Hmmmmm....Tuning Servos.. There have been entire books written on this subject. From a user perspective it really means getting the system, in this case your milling machine, to operate smoothly and accurately. This is normally as simple as making a few controller adjustments. It has to be done with with all drive system types.
Lets use the car analogy. You are the controller, the car is the motor, and the feedback is all of the information that you are processing (sight, sound, seat of the pants feel), and you output signals to the throttle, brakes, and steering. This is a closed loop system. For simplicity we will ignore everything except the throttle and the brakes for this explanation.
Let's say you are sitting at a stop sign and a block down the street there is another stop sign. So the ideal motion profile is to accelerate smoothly and quickly up to the target speed (speed limit), proceed down the street at the target speed, then decelerate smoothly and quickly to reach the target position (the stop sign). A new driver might accelerate too quickly or too slowly, not be able to control the speed, and brake too hard or not enough. So in the case of the servo system, you have to teach the controller how to operate the car. This is tuning.

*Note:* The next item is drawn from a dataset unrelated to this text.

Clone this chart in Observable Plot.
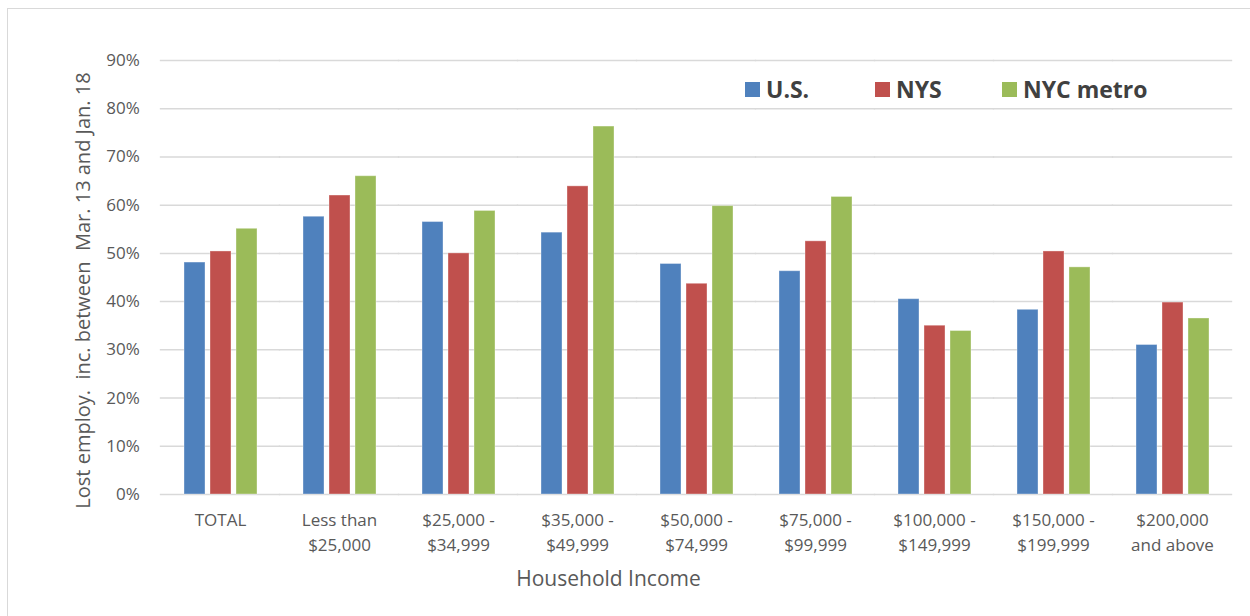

Many modern servo drives can be operated manually with very simple controls. A FOR/REV switch, an ON/OFF switch, and a speed pot much like a VFD. The setup is easy by making adjustments to the on-board software via the front key pad or connecting it to a computer. The parameters are normally Acceleration, Deceleration, Max Speed, and the Proportional Integral Derivative parameters (PID). I'm not going to try to explain the PID here, but normally the only value that you have to adjust the P parameter. This sets the ''tightness'' of the system, set to high and the system becomes unstable and the motor will oscillate, set too low the system is mushy. For manual operation not so critical, but for CNC operation it has to be right. Not difficult to do, just takes a bit of playing around to see how the machine reacts to the changes you make.
Speed range for rapids..... I have my mill set to 100 IPM rapid. Plenty fast. Slow jog is set to 30 IPM. Some modern CNC machines run 1000 IPM rapids, that's just crazy and a lot of horsepower on the servos.
I also want to note here that the reason I suggested 1200 oz-in steppers in my post above is that you are not using ballscrews in the current setup. An Acme leadscrew requires about 8 times the torque of a ballscrew under the same load conditions. Should you decide to put in ballscrews later, you can always turn the torque down on the motor. A simple adjustment. It's better to have it and not use it, than to need it and not have it. You can also adjust the torque on servo motors, again a simple adjustment. My Z axis stepper for instance is turned down to 50% torque output, which gives me about 350 lbs of max down force on my quill before the motor decouples. My shear screws will shear at about 375 lbs in case something goes horribly wrong.
A reduction is a good idea.
Understanding a PID loop is half the battle.